Zora and Gray commiserate for a moment about the difficulty of wanting to help but nothing being able to… until Gray realizes that Zora felt something on the outside of the hull, which means that the external sensors are working. Gray heads to the bridge and explains – Zora was overwhelmed emotionally by her internal sensors. As the game helped to calm her, she was able to detect the problem on the hull before the breech occurred. Zora confirms. Saru suggests that if they can create a signal that is able to penetrate the void, Zora should be able to follow it out. Zora has doubts, and Burnham wants to speak to her in the ready room.
Book is still struggling with hallucinations – his “father” continues as the embodiment of his struggles and doubts. On the Bridge, the situation continues to deteriorate. And in the ready room, Zora admits that she’s feeling both guilt and fear, but a speech from Burnham convinces her of what needs to be done.
Culber has finished analyzing the energy that passed through Book – the particles in his brain are only found in the Galactic Barrier, which implies that the DMA came from another galaxy. Wherever it entered the Milky Way galaxy, it would have left a higher concentration of these particles. So, if the crew can locate those particles, they may be able to use the DMA’s entry point to get out of the void. And lucky for us all, these particles resonate at 218 kHz… SONAR. They can follow the “ping” out of the void… but it doesn’t seem like they’ll make it there before the shields fail completely, after which the plasma barrier will heat the ship beyond safe levels.
Unless, of course, everyone goes into the transporter pattern buffer. Despite the risks, this is their best option. Book goes to gather up Grudge, but has to navigate yet another encounter with his “father” – despite the frustrations and doubts brought on by these conversations, Book chooses to believe that his father is not part of his subconscious, but actually a part of his father. If that’s true, then everyone else he’s lost isn’t truly gone.
Burnham dons an EV suit so she can stay on the bridge, monitor the situation, and bring everyone back on the other side, and runs into Book before entering the buffer, and they profess their love.
With life support off and shields failing, Discovery and Zora and under stress. She’s getting overwhelmed again. And Michael reminds her that she has control over her own processes, and that emotions – even fear – can make her stronger. The shields fail and the temperature on the Bridge becomes too hot for even the EV suit. Burnham has to trust Zora to get Discovery out of the void and bridge the crew back from the pattern buffers when it’s safe. There are 4 minutes to go, and Zora offers to sing Burnham a song as a distraction – “Stormy Weather” – as she passes out.
Burnham awakens in Sickbay to see Culber, Book, and Saru standing over her. Saru reports that all crew members made it safely out of the pattern buffer.

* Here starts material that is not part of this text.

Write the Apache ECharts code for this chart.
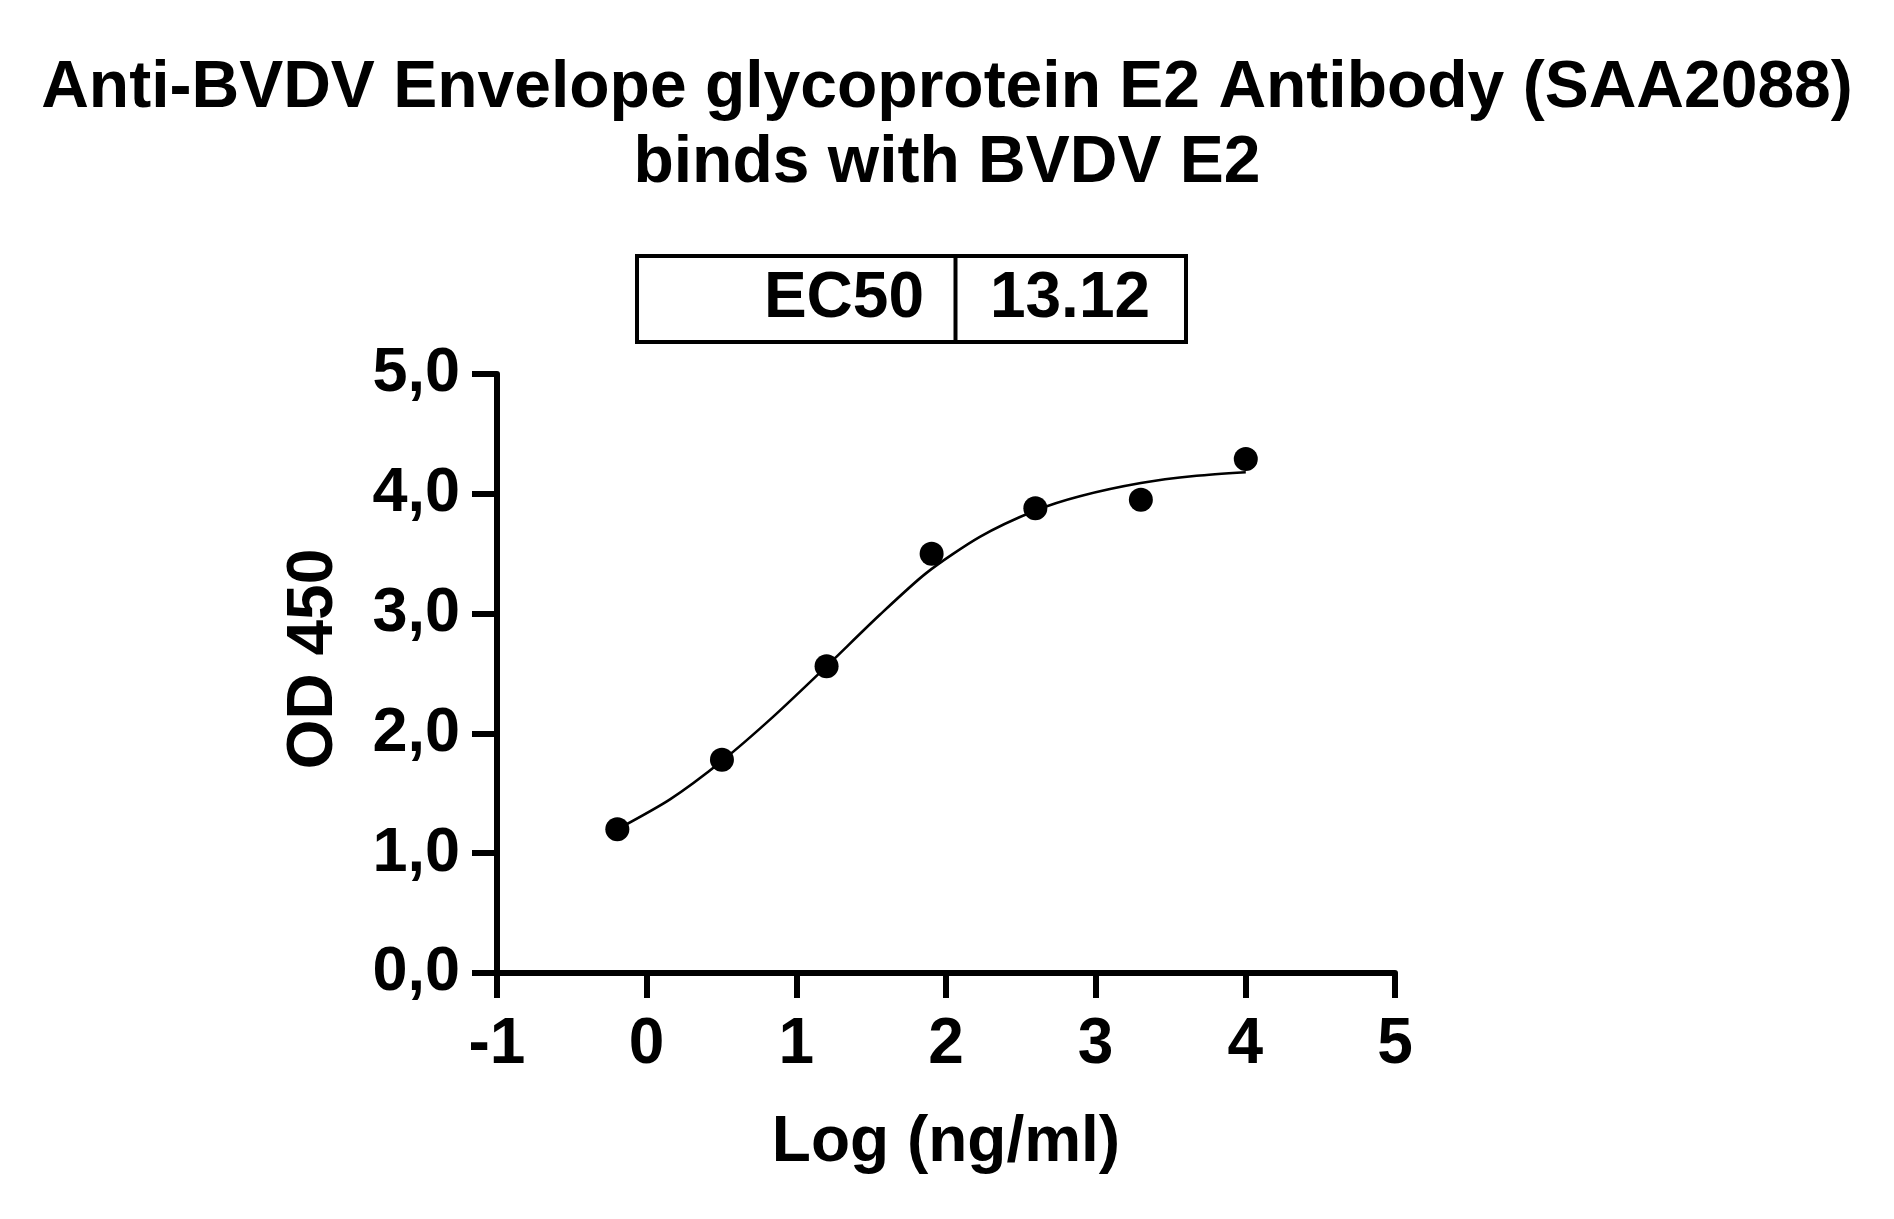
<!DOCTYPE html>
<html>
<head>
<meta charset="utf-8">
<script src="https://cdn.jsdelivr.net/npm/echarts@6/dist/echarts.min.js"></script>
<style>
html,body{margin:0;padding:0;background:#fff;}
#chart{width:1894px;height:1219px;}
</style>
</head>
<body>
<div id="chart"></div>
<script>
// ---- data ----
var titleLines = ['Anti-BVDV Envelope glycoprotein E2 Antibody (SAA2088)', 'binds with BVDV E2'];
var xAxisName = 'Log (ng/ml)';
var yAxisName = 'OD 450';
var ec50Label = 'EC50';
var ec50Value = '13.12';

var logConc = [-0.196, 0.503, 1.202, 1.904, 2.597, 3.302, 4.003];
var od450   = [1.20, 1.78, 2.56, 3.50, 3.88, 3.95, 4.29];

var curveX = [-0.196, 0.156, 0.503, 0.846, 1.202, 1.558, 1.870, 2.226, 2.597, 2.894, 3.302, 3.674, 4.003];
var curveY = [1.20, 1.45, 1.77, 2.14, 2.56, 2.99, 3.34, 3.64, 3.86, 3.98, 4.09, 4.15, 4.18];

var xTicks = [-1, 0, 1, 2, 3, 4, 5];
var yTicks = ['0,0', '1,0', '2,0', '3,0', '4,0', '5,0'];

// ---- chart ----
var FONT = '"Liberation Sans", Arial, Helvetica, sans-serif';
var chart = echarts.init(document.getElementById('chart'), null, {renderer: 'canvas'});

var pts = logConc.map(function (x, i) { return [x, od450[i]]; });
var curve = curveX.map(function (x, i) { return [x, curveY[i]]; });

function axisBase() {
  return {
    axisLine: {show: true, onZero: false, lineStyle: {color: '#000', width: 6}},
    axisTick: {show: true, inside: false, length: 25, lineStyle: {color: '#000', width: 6}},
    splitLine: {show: false},
    nameTextStyle: {color: '#000', fontSize: 64, fontWeight: 'bold', fontFamily: FONT}
  };
}

chart.setOption({
  backgroundColor: '#fff',
  animation: false,
  title: {
    text: titleLines.join('\n'),
    left: 'center',
    top: 46,
    textStyle: {color: '#000', fontSize: 66, fontWeight: 'bold', fontFamily: FONT, lineHeight: 75}
  },
  grid: {left: 497, right: 499, top: 374, bottom: 246, containLabel: false},
  xAxis: Object.assign(axisBase(), {
    type: 'value', min: -1, max: 5, interval: 1,
    name: xAxisName, nameLocation: 'middle', nameGap: 138,
    axisLabel: {
      color: '#000', fontSize: 64, fontWeight: 'bold', fontFamily: FONT, margin: 40,
      formatter: function (v) { var i = xTicks.indexOf(v); return i >= 0 ? String(xTicks[i]) : ''; }
    }
  }),
  yAxis: Object.assign(axisBase(), {
    type: 'value', min: 0, max: 5, interval: 1,
    axisLabel: {
      color: '#000', fontSize: 63, fontWeight: 'bold', fontFamily: FONT, margin: 37,
      formatter: function (v) { return yTicks[Math.round(v)] || ''; }
    }
  }),
  series: [
    {
      type: 'line', data: curve, smooth: 0.25, showSymbol: false, symbol: 'none',
      lineStyle: {color: '#000', width: 2.6}, z: 2
    },
    {
      type: 'scatter', data: pts, symbol: 'circle', symbolSize: 24,
      itemStyle: {color: '#000', opacity: 1}, z: 3
    }
  ],
  graphic: [
    {type: 'text', x: 314, y: 659, rotation: Math.PI / 2,
     style: {text: yAxisName, fill: '#000', font: 'bold 64px ' + FONT, textAlign: 'center', textVerticalAlign: 'middle'}},
    {type: 'rect', shape: {x: 637, y: 256, width: 549, height: 86},
     style: {fill: 'none', stroke: '#000', lineWidth: 4}},
    {type: 'line', shape: {x1: 955.5, y1: 256, x2: 955.5, y2: 342},
     style: {stroke: '#000', lineWidth: 4}},
    {type: 'text', x: 924, y: 299,
     style: {text: ec50Label, fill: '#000', font: 'bold 64px ' + FONT, textAlign: 'right', textVerticalAlign: 'middle'}},
    {type: 'text', x: 1070, y: 299,
     style: {text: ec50Value, fill: '#000', font: 'bold 64px ' + FONT, textAlign: 'center', textVerticalAlign: 'middle'}}
  ]
});
</script>
</body>
</html>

As Discovery is being repaired in spacedock, Book and Saru reflect on their internalized anger, and how best to deal with it going forward. Elsewhere, Burnham is nearly finished with her family tree, much larger than we saw at the beginning of the episode, while speaking with Zora. She confesses that she now feels connected to the Discovery crew in a way she hadn’t before and creates her own tree. And they’re both glad she’s here.
So the mystery of who built the DMA just got even bigger. Book even says he thought it would be someone they knew, and that theory is out the window. We’ve seen extra-galactic species only a handful of times over the last 55 years in Trek, but I would really love it if the Old Ones (Ornithoids) were somehow involved.